In her presentation, Asseburg outlined three scenarios that could guide and/or accompany Hamas’current efforts to form a government. According to her, the first scenario implies the formation of a government of national unity involving both Hamas and Fatah; the second scenario foresees the creation of a technocratic government that includes nationally and internationally acknowledged Palestinian experts and personalities whereas the third scenario is based on the assumption that Hamas will govern by itself. In contrast, a fourth possibility is based on chaos and anarchy as a result of the main actors’ inability to form a government.
In the subsequent discussion, most European participants shared the view that Hamas and its political arm “Change and Reform” need to be given time to adjust to the new political realities and that too strong a pressure exerted by the EU and the US might be detrimental in the long run. On the other hand, participants from Arab Southern Mediterranean countries and Israel shared the view, albeit for different reasons, that the landslide victory by Hamas might send a dangerous signal across the Arab world and encourage other (radical) Islamic movements and actors in the Arab world to seek the democratic “entryist” path without abandoning their anti-semitic rhetoric or even violent approaches.

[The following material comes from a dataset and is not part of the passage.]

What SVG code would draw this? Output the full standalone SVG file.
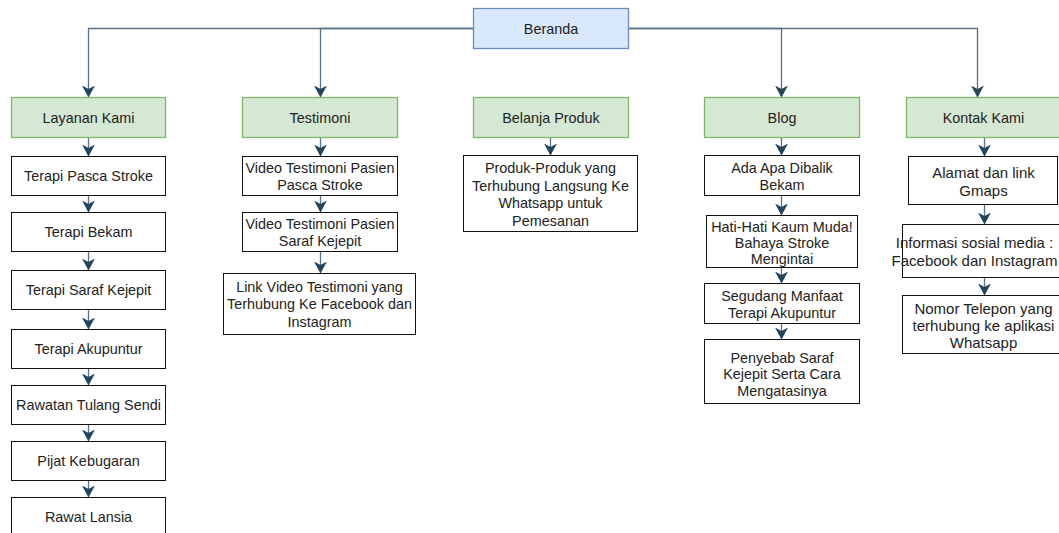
<svg xmlns="http://www.w3.org/2000/svg" width="1059" height="533" viewBox="0 0 1059 533">
<defs>
<style>
.t{font-family:"Liberation Sans",Arial,sans-serif;font-size:14.4px;fill:#222;text-anchor:middle}
.k{font-size:15px}
.w{fill:#fff;stroke:#111;stroke-width:1}
.g{fill:#d5e8d4;stroke:#82b366;stroke-width:1.3}
.b{fill:#dae8fc;stroke:#6c8ebf;stroke-width:1.3}
.c{fill:none;stroke:#56718b;stroke-width:1.3}
</style>
<marker id="ar" markerUnits="userSpaceOnUse" viewBox="0 0 12 13" markerWidth="12" markerHeight="13" refX="12" refY="6.5" orient="auto">
<path d="M0,0 L12,6.5 L0,13 L3.5,6.5 Z" fill="#23445d"/>
</marker>
</defs>
<rect width="1059" height="533" fill="#fff"/>
<g transform="translate(0.5,0.5)">
<g id="connectors">
<path class="c" d="M473,28 H88 V97" marker-end="url(#ar)"/>
<path class="c" d="M473,28 H320 V97" marker-end="url(#ar)"/>
<path class="c" d="M628,28 H781 V97" marker-end="url(#ar)"/>
<path class="c" d="M628,28 H977 V97" marker-end="url(#ar)"/>
<path class="c" d="M88,137 V156" marker-end="url(#ar)"/>
<path class="c" d="M88,195 V212" marker-end="url(#ar)"/>
<path class="c" d="M88,251 V270" marker-end="url(#ar)"/>
<path class="c" d="M88,309 V329" marker-end="url(#ar)"/>
<path class="c" d="M88,368 V385" marker-end="url(#ar)"/>
<path class="c" d="M88,424 V441" marker-end="url(#ar)"/>
<path class="c" d="M88,480 V497" marker-end="url(#ar)"/>
<path class="c" d="M320,137 V156" marker-end="url(#ar)"/>
<path class="c" d="M320,195 V212" marker-end="url(#ar)"/>
<path class="c" d="M320,251 V273" marker-end="url(#ar)"/>
<path class="c" d="M550,137 V155" marker-end="url(#ar)"/>
<path class="c" d="M781,137 V155" marker-end="url(#ar)"/>
<path class="c" d="M781,195 V215" marker-end="url(#ar)"/>
<path class="c" d="M781,267 V283" marker-end="url(#ar)"/>
<path class="c" d="M781,323 V339" marker-end="url(#ar)"/>
<path class="c" d="M984,137 V156" marker-end="url(#ar)"/>
<path class="c" d="M984,204 V224" marker-end="url(#ar)"/>
<path class="c" d="M984,277 V295" marker-end="url(#ar)"/>
</g>

<g id="beranda"><rect class="b" x="473" y="8" width="155" height="40"/><text class="t" x="550.5" y="33">Beranda</text></g>

<g id="layanan"><rect class="g" x="11" y="97" width="154" height="40"/><text class="t" x="88" y="122">Layanan Kami</text></g>
<g id="testimoni"><rect class="g" x="242" y="97" width="155" height="40"/><text class="t" x="319.5" y="122">Testimoni</text></g>
<g id="belanja"><rect class="g" x="473" y="97" width="155" height="40"/><text class="t" x="550.5" y="122">Belanja Produk</text></g>
<g id="blog"><rect class="g" x="704" y="97" width="155" height="40"/><text class="t" x="781.5" y="122">Blog</text></g>
<g id="kontak"><rect class="g" x="906" y="97" width="155" height="40"/><text class="t" x="983" y="122">Kontak Kami</text></g>

<g id="l1"><rect class="w" x="11" y="156" width="154" height="39"/><text class="t" x="88" y="180">Terapi Pasca Stroke</text></g>
<g id="l2"><rect class="w" x="11" y="212" width="154" height="39"/><text class="t" x="88" y="236">Terapi Bekam</text></g>
<g id="l3"><rect class="w" x="11" y="270" width="154" height="39"/><text class="t" x="88" y="294">Terapi Saraf Kejepit</text></g>
<g id="l4"><rect class="w" x="11" y="329" width="154" height="39"/><text class="t" x="88" y="353">Terapi Akupuntur</text></g>
<g id="l5"><rect class="w" x="11" y="385" width="154" height="39"/><text class="t" x="88" y="409">Rawatan Tulang Sendi</text></g>
<g id="l6"><rect class="w" x="11" y="441" width="154" height="39"/><text class="t" x="88" y="465">Pijat Kebugaran</text></g>
<g id="l7"><rect class="w" x="11" y="497" width="154" height="39"/><text class="t" x="88" y="521">Rawat Lansia</text></g>

<g id="t1"><rect class="w" x="242" y="156" width="155" height="39"/><text class="t" x="319.5" y="172">Video Testimoni Pasien</text><text class="t" x="319.5" y="189">Pasca Stroke</text></g>
<g id="t2"><rect class="w" x="242" y="212" width="155" height="39"/><text class="t" x="319.5" y="228">Video Testimoni Pasien</text><text class="t" x="319.5" y="245">Saraf Kejepit</text></g>
<g id="t3"><rect class="w" x="223" y="273" width="192" height="61"/><text class="t" x="319" y="291">Link Video Testimoni yang</text><text class="t" x="319" y="308">Terhubung Ke Facebook dan</text><text class="t" x="319" y="326">Instagram</text></g>

<g id="p1"><rect class="w" x="463" y="155" width="174" height="76"/><text class="t" x="550" y="172">Produk-Produk yang</text><text class="t" x="550" y="190">Terhubung Langsung Ke</text><text class="t" x="550" y="207">Whatsapp untuk</text><text class="t" x="550" y="225">Pemesanan</text></g>

<g id="b1"><rect class="w" x="704" y="155" width="155" height="40"/><text class="t" x="781.5" y="172">Ada Apa Dibalik</text><text class="t" x="781.5" y="189">Bekam</text></g>
<g id="b2"><rect class="w" x="706" y="215" width="151" height="52"/><text class="t" x="781.5" y="231">Hati-Hati Kaum Muda!</text><text class="t" x="781.5" y="247">Bahaya Stroke</text><text class="t" x="781.5" y="263">Mengintai</text></g>
<g id="b3"><rect class="w" x="704" y="283" width="155" height="40"/><text class="t" x="781.5" y="300">Segudang Manfaat</text><text class="t" x="781.5" y="317">Terapi Akupuntur</text></g>
<g id="b4"><rect class="w" x="704" y="339" width="155" height="64"/><text class="t" x="781.5" y="362">Penyebab Saraf</text><text class="t" x="781.5" y="378">Kejepit Serta Cara</text><text class="t" x="781.5" y="395">Mengatasinya</text></g>

<g id="k1"><rect class="w" x="908" y="156" width="149" height="48"/><text class="t k" x="983" y="177">Alamat dan link</text><text class="t k" x="983" y="195">Gmaps</text></g>
<g id="k2"><rect class="w" x="902" y="224" width="164" height="53"/><text class="t k" x="974" y="247">Informasi sosial media :</text><text class="t k" x="974" y="265">Facebook dan Instagram</text></g>
<g id="k3"><rect class="w" x="902" y="295" width="164" height="58"/><text class="t k" x="983" y="313">Nomor Telepon yang</text><text class="t k" x="983" y="330">terhubung ke aplikasi</text><text class="t k" x="983" y="347">Whatsapp</text></g>
</g>
</svg>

Azzam Mahjoub (University of Tunis) introduced the second topic and highlighted the various shortcomings of the Barcelona Summit that was held in Barcelona on 27./28. November 2005, the code of conduct on terrorism and the five-year work programme.
With regards to the latter, participants pointed to the fact that its mere existence must be seen as a success as in sectors such as socio-economic development and education it outlines for the first time ever in the framework of Euro-Mediterranean relations verifiable benchmarking criteria. Yet, most participants struck a more critical chord with respect to the linkage between the EMP and the ENP.
Although in Barcelona the 35 partners agreed on the creation of a so-called governance facility, rewarding southern Mediterranean partners in exchange for successful political reforms, it was argued that the Summit did not shed any light on how this new tool will relate to the European Neighbourhood Policy Instrument and the principle of negative conditionality as enshrined in the Euro-Mediterranean association agreements. There was widespread agreement that EuroMeSCo is well-placed to draw attention to these matters and put forward concrete policy recommendations destined to improve existing flaws in the EU’s policies vis-à-vis its Southern Mediterranean neighbours.